This article was produced by the Commission and appeared in the March 2008 issue of the Law Institute Journal.
On 2 January this year the government asked the Victorian Law Reform Commission (VLRC) to review the necessity and complexity of jury directions in criminal trials, as well as the need for judges to summarise evidence.
The exact terms or reference are:
The Victorian Law Reform Commission is to review and to recommend any procedural, administrative and legislative changes that may simplify, shorten or otherwise improve the charges, directions and warnings given by judges to juries in criminal trials. In particular, the Commission should:
(a) identify directions or warnings which may no longer be required or could be simplified;
(b) consider whether judges should be required to warn or direct the jury in relation to matters that are not raised by counsel in the trial;
(c) clarify the extent to which the judge need summarise the evidence for the jury.
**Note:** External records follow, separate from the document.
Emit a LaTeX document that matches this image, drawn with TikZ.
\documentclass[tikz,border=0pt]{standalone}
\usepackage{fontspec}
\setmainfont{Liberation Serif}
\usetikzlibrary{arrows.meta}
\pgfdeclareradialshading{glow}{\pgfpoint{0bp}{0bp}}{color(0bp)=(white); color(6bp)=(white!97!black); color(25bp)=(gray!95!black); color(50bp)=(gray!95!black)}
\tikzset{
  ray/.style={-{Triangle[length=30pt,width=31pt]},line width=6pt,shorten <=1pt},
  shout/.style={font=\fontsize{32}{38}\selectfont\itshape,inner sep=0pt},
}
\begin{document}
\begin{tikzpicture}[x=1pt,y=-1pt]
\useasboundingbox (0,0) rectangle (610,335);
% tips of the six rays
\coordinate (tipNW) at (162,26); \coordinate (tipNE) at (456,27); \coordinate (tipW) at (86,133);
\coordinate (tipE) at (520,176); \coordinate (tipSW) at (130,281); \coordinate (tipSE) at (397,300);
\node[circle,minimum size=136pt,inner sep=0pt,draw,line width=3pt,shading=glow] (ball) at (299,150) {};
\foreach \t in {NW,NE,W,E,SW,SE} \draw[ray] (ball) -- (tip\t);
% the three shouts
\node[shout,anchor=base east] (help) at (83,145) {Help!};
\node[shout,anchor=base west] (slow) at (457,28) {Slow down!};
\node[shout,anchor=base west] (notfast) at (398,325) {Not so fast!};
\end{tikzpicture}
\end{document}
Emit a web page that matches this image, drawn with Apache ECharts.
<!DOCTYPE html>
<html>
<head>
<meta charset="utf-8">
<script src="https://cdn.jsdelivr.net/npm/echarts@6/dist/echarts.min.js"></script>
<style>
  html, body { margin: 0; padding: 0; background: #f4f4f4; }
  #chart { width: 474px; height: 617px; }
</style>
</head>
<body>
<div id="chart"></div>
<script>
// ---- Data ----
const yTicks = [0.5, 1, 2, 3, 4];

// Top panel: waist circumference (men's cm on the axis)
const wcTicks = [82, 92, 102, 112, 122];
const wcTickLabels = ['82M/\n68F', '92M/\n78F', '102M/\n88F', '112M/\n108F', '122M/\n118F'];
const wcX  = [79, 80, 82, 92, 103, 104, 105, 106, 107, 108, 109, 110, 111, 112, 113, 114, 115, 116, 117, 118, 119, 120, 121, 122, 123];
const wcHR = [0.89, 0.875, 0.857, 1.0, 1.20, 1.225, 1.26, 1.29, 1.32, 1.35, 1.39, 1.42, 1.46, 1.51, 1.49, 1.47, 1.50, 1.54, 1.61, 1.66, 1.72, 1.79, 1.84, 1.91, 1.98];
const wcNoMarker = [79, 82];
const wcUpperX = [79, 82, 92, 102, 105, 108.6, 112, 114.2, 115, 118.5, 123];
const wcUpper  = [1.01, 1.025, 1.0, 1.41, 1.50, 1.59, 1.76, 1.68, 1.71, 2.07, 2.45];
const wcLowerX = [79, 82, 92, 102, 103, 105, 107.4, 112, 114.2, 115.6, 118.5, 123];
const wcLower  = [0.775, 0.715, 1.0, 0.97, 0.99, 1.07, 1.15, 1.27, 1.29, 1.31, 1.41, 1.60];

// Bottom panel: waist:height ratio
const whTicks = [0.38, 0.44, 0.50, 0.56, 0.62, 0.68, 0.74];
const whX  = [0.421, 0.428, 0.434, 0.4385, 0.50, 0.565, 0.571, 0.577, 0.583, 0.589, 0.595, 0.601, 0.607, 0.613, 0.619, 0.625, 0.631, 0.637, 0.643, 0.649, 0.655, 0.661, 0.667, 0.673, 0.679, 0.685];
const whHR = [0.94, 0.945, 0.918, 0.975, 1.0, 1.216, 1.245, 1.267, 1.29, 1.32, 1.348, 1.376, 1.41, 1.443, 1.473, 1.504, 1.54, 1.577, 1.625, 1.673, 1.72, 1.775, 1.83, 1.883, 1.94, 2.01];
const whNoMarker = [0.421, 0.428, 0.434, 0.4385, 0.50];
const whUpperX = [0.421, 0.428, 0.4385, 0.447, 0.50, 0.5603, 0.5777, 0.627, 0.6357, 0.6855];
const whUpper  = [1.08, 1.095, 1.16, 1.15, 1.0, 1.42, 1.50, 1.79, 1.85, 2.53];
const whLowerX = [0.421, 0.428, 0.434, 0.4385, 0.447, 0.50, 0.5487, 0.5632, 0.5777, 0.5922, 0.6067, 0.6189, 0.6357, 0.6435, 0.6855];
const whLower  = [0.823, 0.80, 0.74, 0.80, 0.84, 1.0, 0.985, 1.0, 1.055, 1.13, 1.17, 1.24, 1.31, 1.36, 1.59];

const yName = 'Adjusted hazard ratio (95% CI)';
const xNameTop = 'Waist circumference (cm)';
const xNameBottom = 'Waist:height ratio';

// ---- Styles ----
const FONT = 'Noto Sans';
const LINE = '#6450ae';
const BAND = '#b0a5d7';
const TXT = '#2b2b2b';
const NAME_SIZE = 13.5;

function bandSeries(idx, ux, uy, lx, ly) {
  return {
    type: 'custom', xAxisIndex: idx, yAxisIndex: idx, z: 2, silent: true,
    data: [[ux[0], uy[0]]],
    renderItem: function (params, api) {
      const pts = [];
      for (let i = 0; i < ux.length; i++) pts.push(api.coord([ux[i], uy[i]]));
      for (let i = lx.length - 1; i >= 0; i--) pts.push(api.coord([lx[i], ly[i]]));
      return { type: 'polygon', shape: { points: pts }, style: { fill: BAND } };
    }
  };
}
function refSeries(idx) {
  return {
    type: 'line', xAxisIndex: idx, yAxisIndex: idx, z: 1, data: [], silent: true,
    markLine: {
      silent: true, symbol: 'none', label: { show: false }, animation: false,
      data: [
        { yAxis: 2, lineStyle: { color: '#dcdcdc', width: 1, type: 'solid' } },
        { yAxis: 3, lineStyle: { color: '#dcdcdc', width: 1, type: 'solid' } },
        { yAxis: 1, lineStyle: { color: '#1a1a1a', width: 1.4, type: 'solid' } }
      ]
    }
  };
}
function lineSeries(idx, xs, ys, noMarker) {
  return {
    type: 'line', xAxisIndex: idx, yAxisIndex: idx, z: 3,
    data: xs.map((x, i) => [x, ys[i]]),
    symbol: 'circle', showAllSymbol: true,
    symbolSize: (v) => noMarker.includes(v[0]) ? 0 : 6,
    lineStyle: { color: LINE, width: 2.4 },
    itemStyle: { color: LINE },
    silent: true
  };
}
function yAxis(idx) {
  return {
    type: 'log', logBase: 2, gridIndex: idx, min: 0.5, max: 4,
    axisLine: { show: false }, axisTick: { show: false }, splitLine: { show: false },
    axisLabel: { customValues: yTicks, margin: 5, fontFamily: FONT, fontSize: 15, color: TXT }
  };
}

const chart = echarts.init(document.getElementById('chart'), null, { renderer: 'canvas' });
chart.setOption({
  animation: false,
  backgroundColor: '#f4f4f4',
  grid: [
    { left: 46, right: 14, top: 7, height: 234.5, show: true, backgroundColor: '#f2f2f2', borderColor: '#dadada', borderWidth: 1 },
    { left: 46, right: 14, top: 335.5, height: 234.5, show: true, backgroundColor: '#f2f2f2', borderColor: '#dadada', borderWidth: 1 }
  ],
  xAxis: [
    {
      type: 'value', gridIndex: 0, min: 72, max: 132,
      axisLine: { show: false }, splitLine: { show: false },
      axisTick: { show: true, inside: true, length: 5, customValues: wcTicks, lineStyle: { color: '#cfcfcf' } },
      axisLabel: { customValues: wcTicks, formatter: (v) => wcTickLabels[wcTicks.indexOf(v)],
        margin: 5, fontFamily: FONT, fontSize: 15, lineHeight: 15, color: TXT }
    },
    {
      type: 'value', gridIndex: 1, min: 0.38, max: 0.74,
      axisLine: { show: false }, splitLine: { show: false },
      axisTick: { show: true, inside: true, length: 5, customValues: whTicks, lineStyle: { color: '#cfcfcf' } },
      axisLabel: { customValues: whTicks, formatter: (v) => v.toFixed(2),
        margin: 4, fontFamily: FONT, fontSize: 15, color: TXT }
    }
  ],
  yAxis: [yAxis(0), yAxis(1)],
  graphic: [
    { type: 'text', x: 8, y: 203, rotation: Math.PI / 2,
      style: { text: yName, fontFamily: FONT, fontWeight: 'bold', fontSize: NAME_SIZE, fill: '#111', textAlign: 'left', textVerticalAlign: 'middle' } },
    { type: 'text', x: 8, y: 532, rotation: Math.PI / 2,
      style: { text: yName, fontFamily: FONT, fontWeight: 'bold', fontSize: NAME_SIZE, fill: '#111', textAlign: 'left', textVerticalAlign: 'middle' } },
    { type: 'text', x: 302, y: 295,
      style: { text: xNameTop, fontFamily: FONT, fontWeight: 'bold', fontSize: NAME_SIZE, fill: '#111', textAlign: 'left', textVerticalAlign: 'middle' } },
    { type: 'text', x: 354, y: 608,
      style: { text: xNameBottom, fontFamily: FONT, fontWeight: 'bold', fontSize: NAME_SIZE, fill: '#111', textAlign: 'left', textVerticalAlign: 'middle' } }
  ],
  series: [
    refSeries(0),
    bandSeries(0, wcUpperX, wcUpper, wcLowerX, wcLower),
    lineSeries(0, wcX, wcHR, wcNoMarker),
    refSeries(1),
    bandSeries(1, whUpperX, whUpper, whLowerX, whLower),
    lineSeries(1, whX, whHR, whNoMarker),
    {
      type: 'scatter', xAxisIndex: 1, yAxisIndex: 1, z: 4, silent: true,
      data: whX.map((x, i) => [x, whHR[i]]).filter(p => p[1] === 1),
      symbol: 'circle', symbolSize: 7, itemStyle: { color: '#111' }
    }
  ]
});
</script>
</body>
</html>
In conducting the review the Victorian Law Reform Commission should have regard to:
- the themes and principles of the Attorney-General’s Justice Statement (2004);
- the rights enshrined in Victoria’s Charter of Human Rights and Responsibilities;
- the overall aims of the criminal justice system including:
- the prompt and efficient resolution of criminal trials; and
- procedural fairness for accused people.
The Commission is to report by 1 March 2009.
A starting point for the review will be to look at why appellate courts have called for certain jury directions to be given and whether those reasons are still valid today.
There is concern among some lawyers and judges about jury directions that are unnecessary or unnecessarily complex, which can lead to confused jurors and grounds for highly technical appeals.
When giving the terms of reference to the VLRC, Attorney-General Rob Hulls said there had been a significant number of cases where a conviction had been overturned on the ground that the trial judged failed to give particular instructions to the jury. At the subsequent retrials the relevant warning or direction was given but the outcome was the same as the original trial.
While juror comprehension is not a specific term of reference, the VLRC will need to examine local and international research on juror reactions to directions when assessing whether some directions need to be simplified to achieve their objectives.
The Attorney-General has indicated the possibility of establishing another more detailed review of the content of directions following delivery of the Jury Directions report.
The VLRC has made recommendations about jury directions in its Sexual Offences Final Report and the Uniform Evidence Law Final Report, in which the Victorian, Australian and New South Wales commissions called for a general review of jury directions.
In the Sexual Offences Report the VLRC recommended changes to restrict the Longman warning, which concerns the reliability of evidence because of delay, to cases where evidence justifies its use. The government implemented this recommendation in the Crimes (Sexual Offences) (Further Amendment) Act 2006.
In the Evidence report the VLRC recommended the uniform Evidence Acts be amended to require parties to request the court give the Longman warning. The request must be supported by evidence of significant forensic disadvantage being caused by a delay in reporting the crime.
The New South Wales Law Reform Commission is also currently reviewing jury directions but its terms of reference are broader than Victoria’s. As well as looking at the complexity and necessity of directions and evidence summation, it is investigating how judges give directions and the use of “model directions”, juror comprehension of directions, the use of aids to supplement a judge’s oral summation, and any other related matter.
The VLRC plans to release a consultation paper towards the second half of this year, to be followed by the final report in March next year.